Muchos científicos y estudiosos de la conducta humana pronosticaron que uno de los efectos positivos de la pandemia sería el cambio de actitud y del comportamiento de la sociedad, haciéndola más solidaria, desinteresada de los bienes materiales, caritativa y bondadosa con el prójimo y menos agresiva. Es decir, se abría entonces el camino que nos canta el compositor Ivan Ovalle en su canción “La fuerza del amor”, cuyo texto dice:
“Cuenta bien la historia, que la vida y que era más bonita, dicen que los hombres trabajaban untados de cariño, que por no haber luz en la noche fría, la luna se adoraba, y que un acordeón se oía más lindo en plena madrugada, y en cosas de amores, de amores, no había sufrimientos, no había, si decían te quiero, morían con eso, todo era más bello, todo era más puro. Oh mi Valle tierno, vaya pueblo oscuro. Me trae la fuerza del amor, yo voy a hablar de amor, porque nací de amor”.
Nada más equivocado el pronóstico de estos sabios, cuando después de más de 18 meses de estar cerrados los estadios, lo que la semana pasada se vio en el Campin en Bogotá, durante el partido entre Santa Fe y Nacional, no fue nada de ternura sino violencia pura, de unas barras que se convirtieron en vándalos bravos.
En Colombia, por ejemplo, la celebración del Día de la Madre se convierte en el más sanguinario de todas las demás fiestas. Según Medicina Legal, entre 2009 y 2018, ese día produjo casi 1500 muertos distraídos por el alcohol y el amor materno, aspecto que los antropólogos, psicólogos y otros expertos en el tema manifiestan que son actos violentos de una sociedad machista y con altos niveles de intolerancia.
Estas barras o vándalos bravos necesitan el mismo tratamiento que aplicó la primera ministra Margaret Thatcher a los Hooligans en Inglaterra, cuando en abril de 1989 provocaron la muerte de 96 personas en un estadio y que los acabó con una serie de medidas gubernamentales de castigo a esos infractores, utilizando la tecnología y la fuerza pública, prohibiéndoles de por vida su entrada a cualquier estadio. Muchos terminaron en las cárceles cumplimiento penas ejemplares. El camino no puede ser el cierre de los estadios.
En Colombia parece que los colores de las camisetas generan violencia. Los verdes ven a los rojos como el símbolo de la violencia partidista de los años 50, donde se mataban liberales con los conservadores, mientras que los rojos ven a los verdes como el uniforme de la policía que se les enfrenta en las protestas.

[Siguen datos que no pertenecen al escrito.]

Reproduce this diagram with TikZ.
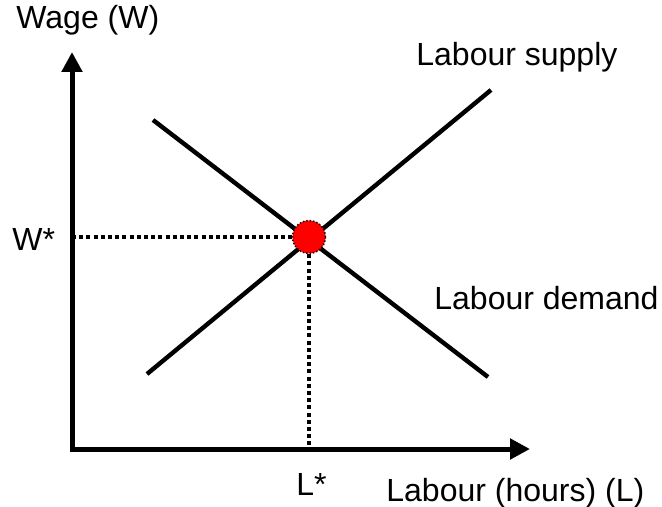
\documentclass[tikz,border=0pt]{standalone}
\usepackage{fontspec}
\setmainfont{Liberation Sans}
\usetikzlibrary{arrows.meta}
\begin{document}
\begin{tikzpicture}[x=0.5pt,y=-0.5pt,
  lbl/.style={font=\fontsize{16}{19}\selectfont, inner sep=0pt, anchor=base west},
  axis/.style={line width=2.5pt, -{Triangle[length=10pt,width=10pt]}},
  curve/.style={line width=2.2pt},
  guide/.style={line width=1.6pt, dash pattern=on 2pt off 1.6pt},
  eq/.style={circle, fill=red, draw=black, densely dotted, line width=0.7pt, minimum size=16.5pt, inner sep=0pt}]
\useasboundingbox (0,0) rectangle (662,507);
\coordinate (O) at (72,449);
\coordinate (Ytip) at (72,52);
\coordinate (Xtip) at (530,449);
\coordinate (S1) at (147,374);
\coordinate (S2) at (491,90);
\coordinate (D1) at (153,120);
\coordinate (D2) at (488,377);
\coordinate (Wy) at (72,237);
\coordinate (Lx) at (309,449);
\draw[axis] ([yshift=1.25pt]O) -- (Ytip);
\draw[axis] ([xshift=-1.25pt]O) -- (Xtip);
\draw[curve] (S1) -- (S2);
\draw[curve] (D1) -- (D2);
\node[eq] (E) at (309,237) {};
\draw[guide] (Wy) -- (E.west);
\draw[guide] (E.south) -- (Lx);
\node[lbl] (wage) at (16,29) {Wage (W)};
\node[lbl] (supply) at (416,66) {Labour supply};
\node[lbl] (wstar) at (12,250) {W*};
\node[lbl] (demand) at (434,309) {Labour demand};
\node[lbl] (lstar) at (296,495) {L*};
\node[lbl] (labour) at (386,501) {Labour (hours) (L)};
\end{tikzpicture}
\end{document}
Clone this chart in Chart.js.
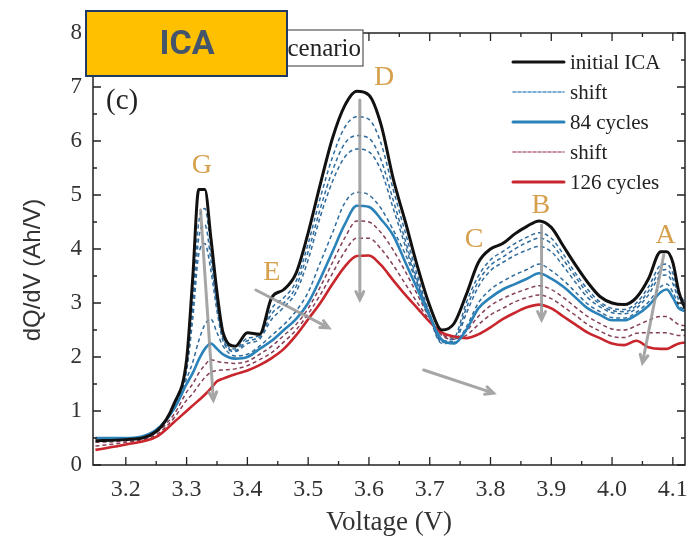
<!DOCTYPE html>
<html>
<head>
<meta charset="utf-8">
<script src="https://cdn.jsdelivr.net/npm/chart.js@4.4.1/dist/chart.umd.min.js"></script>
<style>
  html, body { margin: 0; padding: 0; background: #fff; }
  canvas { display: block; }
</style>
</head>
<body>
<canvas id="chart" width="688" height="537"></canvas>
<script>
// voltage grid (V) and dQ/dV values (Ah/V)
const voltage = [3.15,3.20,3.25,3.28,3.30,3.31,3.32,3.33,3.34,3.35,3.36,3.38,3.40,3.42,3.44,3.46,3.48,3.50,3.52,3.54,3.56,3.58,3.60,3.62,3.64,3.66,3.68,3.70,3.72,3.74,3.76,3.78,3.80,3.82,3.84,3.86,3.88,3.90,3.92,3.94,3.96,3.98,4.00,4.02,4.04,4.06,4.08,4.09,4.10,4.11,4.12];

const initialICA = [0.45,0.47,0.62,1.15,1.95,3.45,5.1,5.1,4.2,3.2,2.45,2.2,2.45,2.42,3.1,3.25,3.55,4.3,5.2,6.05,6.65,6.92,6.85,6.3,5.3,4.5,3.67,2.95,2.5,2.62,3.15,3.75,4.0,4.1,4.28,4.42,4.52,4.4,4.05,3.7,3.38,3.12,3.0,2.97,3.1,3.45,3.95,3.95,3.75,3.2,2.9];
const blueShift1 = [0.5,0.5,0.64,1.1,1.85,3.1,4.5,4.75,4.0,3.05,2.4,2.15,2.35,2.4,2.9,3.1,3.4,4.1,4.95,5.7,6.25,6.45,6.4,5.95,5.1,4.3,3.5,2.8,2.3,2.35,3.0,3.5,3.8,3.95,4.1,4.22,4.3,4.2,3.9,3.55,3.25,3.02,2.9,2.88,3.0,3.3,3.7,3.72,3.55,3.2,3.0];
const blueShift2 = [0.5,0.5,0.64,1.1,1.8,2.9,4.2,4.45,3.8,2.95,2.35,2.12,2.3,2.37,2.8,3.0,3.3,3.95,4.75,5.45,5.95,6.1,6.05,5.65,4.9,4.15,3.4,2.75,2.27,2.3,2.9,3.4,3.7,3.85,4.0,4.12,4.2,4.1,3.8,3.48,3.18,2.98,2.86,2.84,2.95,3.22,3.6,3.62,3.45,3.12,2.97];
const blueShift3 = [0.5,0.5,0.64,1.08,1.75,2.7,3.9,4.1,3.6,2.85,2.3,2.1,2.25,2.33,2.7,2.92,3.2,3.8,4.6,5.25,5.7,5.85,5.8,5.45,4.75,4.05,3.35,2.72,2.25,2.27,2.8,3.3,3.6,3.75,3.88,3.98,4.05,3.95,3.68,3.38,3.1,2.93,2.82,2.8,2.9,3.15,3.5,3.52,3.36,3.05,2.94];
const blueShift4 = [0.5,0.5,0.65,1.06,1.6,1.9,2.3,2.6,2.7,2.45,2.2,2.02,2.05,2.2,2.4,2.6,2.85,3.2,3.75,4.3,4.85,5.05,5.0,4.75,4.35,3.9,3.35,2.8,2.3,2.25,2.55,3.0,3.25,3.4,3.52,3.62,3.72,3.6,3.42,3.2,2.98,2.84,2.73,2.72,2.83,3.02,3.3,3.35,3.2,2.95,2.88];
const cycles84 = [0.5,0.5,0.65,1.05,1.5,1.7,1.95,2.15,2.25,2.15,2.05,1.97,2.0,2.15,2.3,2.5,2.7,3.0,3.45,3.95,4.45,4.8,4.78,4.55,4.25,3.75,3.25,2.75,2.32,2.25,2.5,2.9,3.1,3.25,3.35,3.45,3.55,3.45,3.3,3.1,2.9,2.78,2.68,2.68,2.78,2.95,3.2,3.25,3.1,2.9,2.85];
const redShift1 = [0.42,0.45,0.6,0.95,1.35,1.5,1.7,1.85,1.95,1.92,1.9,1.88,1.92,2.05,2.2,2.4,2.6,2.9,3.3,3.75,4.2,4.52,4.5,4.3,3.98,3.58,3.15,2.72,2.4,2.33,2.48,2.75,2.95,3.08,3.18,3.26,3.32,3.25,3.1,2.92,2.75,2.62,2.52,2.5,2.58,2.68,2.75,2.75,2.68,2.6,2.58];
const redShift2 = [0.35,0.42,0.56,0.88,1.2,1.32,1.48,1.62,1.72,1.75,1.76,1.78,1.84,1.95,2.08,2.28,2.5,2.8,3.15,3.55,3.95,4.2,4.2,4.0,3.7,3.35,3.0,2.68,2.42,2.35,2.4,2.6,2.78,2.9,3.02,3.1,3.15,3.08,2.93,2.77,2.6,2.48,2.38,2.36,2.44,2.45,2.45,2.45,2.42,2.4,2.4];
const cycles126 = [0.28,0.38,0.52,0.8,1.0,1.1,1.2,1.3,1.42,1.55,1.6,1.68,1.75,1.85,1.98,2.15,2.4,2.7,3.0,3.35,3.67,3.87,3.88,3.7,3.42,3.15,2.9,2.65,2.45,2.38,2.35,2.42,2.55,2.7,2.82,2.92,2.97,2.9,2.75,2.6,2.45,2.35,2.25,2.22,2.3,2.18,2.15,2.15,2.2,2.25,2.27];

const xTicks = [3.2,3.3,3.4,3.5,3.6,3.7,3.8,3.9,4.0,4.1];
const xMinorTicks = [3.25,3.35,3.45,3.55,3.65,3.75,3.85,3.95,4.05];
const yTicks = [0,1,2,3,4,5,6,7,8];
const yMinorTicks = [0.5,1.5,2.5,3.5,4.5,5.5,6.5,7.5];

const peakLetters = ['G','D','E','C','B','A'];

const serif = '"Liberation Serif", "DejaVu Serif", serif';
const toPoints = arr => voltage.map((v, i) => ({ x: v, y: arr[i] }));

function line(label, arr, color, width, dash, legend) {
    return {
        label: label,
        data: toPoints(arr),
        borderColor: color,
        backgroundColor: color,
        borderWidth: width,
        borderDash: dash || [],
        pointRadius: 0,
        cubicInterpolationMode: 'monotone',
        fill: false,
        inLegend: legend
    };
}

const BLUE_DASH = '#2f6b9c';
const RED_DASH = '#844058';

const datasets = [
    line('initial ICA', initialICA, '#111111', 3, null, 0),
    line('84 cycles', cycles84, '#2b82b8', 2.6, null, 2),
    line('126 cycles', cycles126, '#c8262c', 2.6, null, 4),
    line('shift', blueShift1, BLUE_DASH, 1.5, [4, 3], 1),
    line('shift', blueShift2, BLUE_DASH, 1.5, [4, 3], -1),
    line('shift', blueShift3, BLUE_DASH, 1.5, [4, 3], -1),
    line('shift', blueShift4, BLUE_DASH, 1.5, [4, 3], -1),
    line('shift', redShift1, RED_DASH, 1.5, [4, 3], 3),
    line('shift', redShift2, RED_DASH, 1.5, [4, 3], -1)
];

// annotation positions, in data units
const letterPos = { G: [3.325, 5.55], D: [3.625, 7.17], E: [3.44, 3.57], C: [3.773, 4.17], B: [3.883, 4.8], A: [4.088, 4.24] };
const arrows = [
    [[3.323, 4.72], [3.344, 1.2]],
    [[3.414, 3.24], [3.534, 2.54]],
    [[3.585, 6.76], [3.585, 3.06]],
    [[3.69, 1.76], [3.805, 1.33]],
    [[3.884, 4.44], [3.884, 2.69]],
    [[4.085, 3.89], [4.05, 1.89]]
];

const decor = {
    id: 'decor',
    afterDatasetsDraw(chart) {
        const { ctx, chartArea: a, scales: { x, y } } = chart;
        ctx.save();
        // frame
        ctx.strokeStyle = '#222';
        ctx.lineWidth = 1.5;
        ctx.strokeRect(a.left, a.top, a.right - a.left, a.bottom - a.top);
        // inward ticks
        ctx.lineWidth = 1.3;
        ctx.beginPath();
        const tx = (v, len) => {
            const px = x.getPixelForValue(v);
            ctx.moveTo(px, a.bottom); ctx.lineTo(px, a.bottom - len);
            ctx.moveTo(px, a.top); ctx.lineTo(px, a.top + len);
        };
        const ty = (v, len) => {
            const py = y.getPixelForValue(v);
            ctx.moveTo(a.left, py); ctx.lineTo(a.left + len, py);
            ctx.moveTo(a.right, py); ctx.lineTo(a.right - len, py);
        };
        xTicks.forEach(v => tx(v, 8));
        xMinorTicks.forEach(v => tx(v, 4));
        yTicks.forEach(v => ty(v, 8));
        yMinorTicks.forEach(v => ty(v, 4));
        ctx.stroke();

        // gray arrows
        ctx.strokeStyle = 'rgba(150,150,150,0.85)';
        ctx.lineWidth = 3;
        ctx.lineCap = 'round';
        arrows.forEach(([p, q]) => {
            const x0 = x.getPixelForValue(p[0]), y0 = y.getPixelForValue(p[1]);
            const x1 = x.getPixelForValue(q[0]), y1 = y.getPixelForValue(q[1]);
            const ang = Math.atan2(y1 - y0, x1 - x0);
            ctx.beginPath();
            ctx.moveTo(x0, y0); ctx.lineTo(x1, y1);
            ctx.moveTo(x1 - 9 * Math.cos(ang - 0.45), y1 - 9 * Math.sin(ang - 0.45));
            ctx.lineTo(x1, y1);
            ctx.lineTo(x1 - 9 * Math.cos(ang + 0.45), y1 - 9 * Math.sin(ang + 0.45));
            ctx.stroke();
        });

        // peak letters
        ctx.fillStyle = '#d6a04c';
        ctx.font = '28px ' + serif;
        ctx.textAlign = 'center';
        ctx.textBaseline = 'middle';
        peakLetters.forEach(k => {
            const [v, q] = letterPos[k];
            ctx.fillText(k, x.getPixelForValue(v), y.getPixelForValue(q));
        });

        // panel label
        ctx.fillStyle = '#222';
        ctx.font = '29px ' + serif;
        ctx.textAlign = 'left';
        ctx.fillText('(c)', a.left + 13, a.top + 68);

        // legend
        ctx.font = '21px ' + serif;
        const items = chart.data.datasets.filter(d => d.inLegend >= 0).sort((m, n) => m.inLegend - n.inLegend);
        items.forEach((d, i) => {
            const ly = a.top + 29 + i * 30;
            ctx.strokeStyle = d.borderDash.length ? (d.borderColor === BLUE_DASH ? '#4f93c8' : '#b86a80') : d.borderColor;
            ctx.lineWidth = d.borderDash.length ? 1.6 : 3;
            ctx.setLineDash(d.borderDash.length ? [3, 2] : []);
            ctx.beginPath();
            ctx.moveTo(a.right - 172, ly); ctx.lineTo(a.right - 121, ly);
            ctx.stroke();
            ctx.setLineDash([]);
            ctx.fillStyle = '#222';
            ctx.fillText(d.label, a.right - 115, ly + 1);
        });

        // y axis title (drawn here so it can sit where the original has it)
        ctx.save();
        ctx.translate(33, 270);
        ctx.rotate(-Math.PI / 2);
        ctx.textAlign = 'center';
        ctx.fillStyle = '#333';
        ctx.font = '24px "Liberation Sans", Arial, sans-serif';
        ctx.fillText('dQ/dV (Ah/V)', 0, 0);
        ctx.restore();
        ctx.restore();
    },
    afterDraw(chart) {
        const { ctx, chartArea: a } = chart;
        ctx.save();
        // partly hidden scenario box
        ctx.fillStyle = '#fff';
        ctx.fillRect(a.left + 110, a.top - 3, 160, 36);
        ctx.strokeStyle = '#555';
        ctx.lineWidth = 1.2;
        ctx.strokeRect(a.left + 110, a.top - 3, 160, 36);
        ctx.fillStyle = '#222';
        ctx.font = '25px ' + serif;
        ctx.textAlign = 'right';
        ctx.textBaseline = 'middle';
        ctx.fillText('Aging scenario', a.left + 268, a.top + 16);
        // ICA badge
        ctx.fillStyle = '#ffc000';
        ctx.fillRect(86, 11, 201, 65);
        ctx.strokeStyle = '#1f3864';
        ctx.lineWidth = 2;
        ctx.strokeRect(86, 11, 201, 65);
        ctx.fillStyle = '#44546a';
        ctx.font = 'bold 34px "Liberation Sans Narrow", "Roboto", sans-serif';
        ctx.textAlign = 'center';
        ctx.fillText('ICA', 187, 45);
        ctx.restore();
    }
};

new Chart(document.getElementById('chart').getContext('2d'), {
    type: 'line',
    data: { datasets: datasets },
    options: {
        responsive: false,
        animation: false,
        devicePixelRatio: 1,
        layout: { padding: { top: 33, right: 3, left: 0, bottom: 0 } },
        plugins: { legend: { display: false }, tooltip: { enabled: false } },
        scales: {
            x: {
                type: 'linear',
                min: 3.146,
                max: 4.12,
                afterBuildTicks: s => { s.ticks = xTicks.map(v => ({ value: v })); },
                afterFit: s => { s.height = 72; s.paddingLeft = 0; s.paddingRight = 0; },
                grid: { display: false, drawTicks: false },
                border: { display: false },
                ticks: {
                    callback: v => v.toFixed(1),
                    font: { family: serif, size: 24 },
                    color: '#333',
                    padding: 10,
                    maxRotation: 0,
                    autoSkip: false
                },
                title: { display: true, text: 'Voltage (V)', font: { family: serif, size: 27 }, color: '#333', padding: { top: 0, bottom: -2 } }
            },
            y: {
                min: 0,
                max: 8,
                afterBuildTicks: s => { s.ticks = yTicks.map(v => ({ value: v })); },
                afterFit: s => { s.width = 93; s.paddingTop = 0; s.paddingBottom = 0; },
                grid: { display: false, drawTicks: false },
                border: { display: false },
                ticks: {
                    font: { family: serif, size: 23 },
                    color: '#333',
                    padding: 11
                },
                title: { display: false }
            }
        }
    },
    plugins: [decor]
});
</script>
</body>
</html>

A propósito, el nobel de literatura Gabriel García Márquez, al recibir el premio de la academia sueca en 1982, en su discurso titulado La soledad de América Latina, dijo que “la independencia del dominio español no nos puso a salvo de la demencia”.
Tenemos una democracia loca, donde el espectáculo familiar de los estadios está sitiado por una minoría grosera y altanera que hace lo que quiere, ante una insoportable falta de autoridad.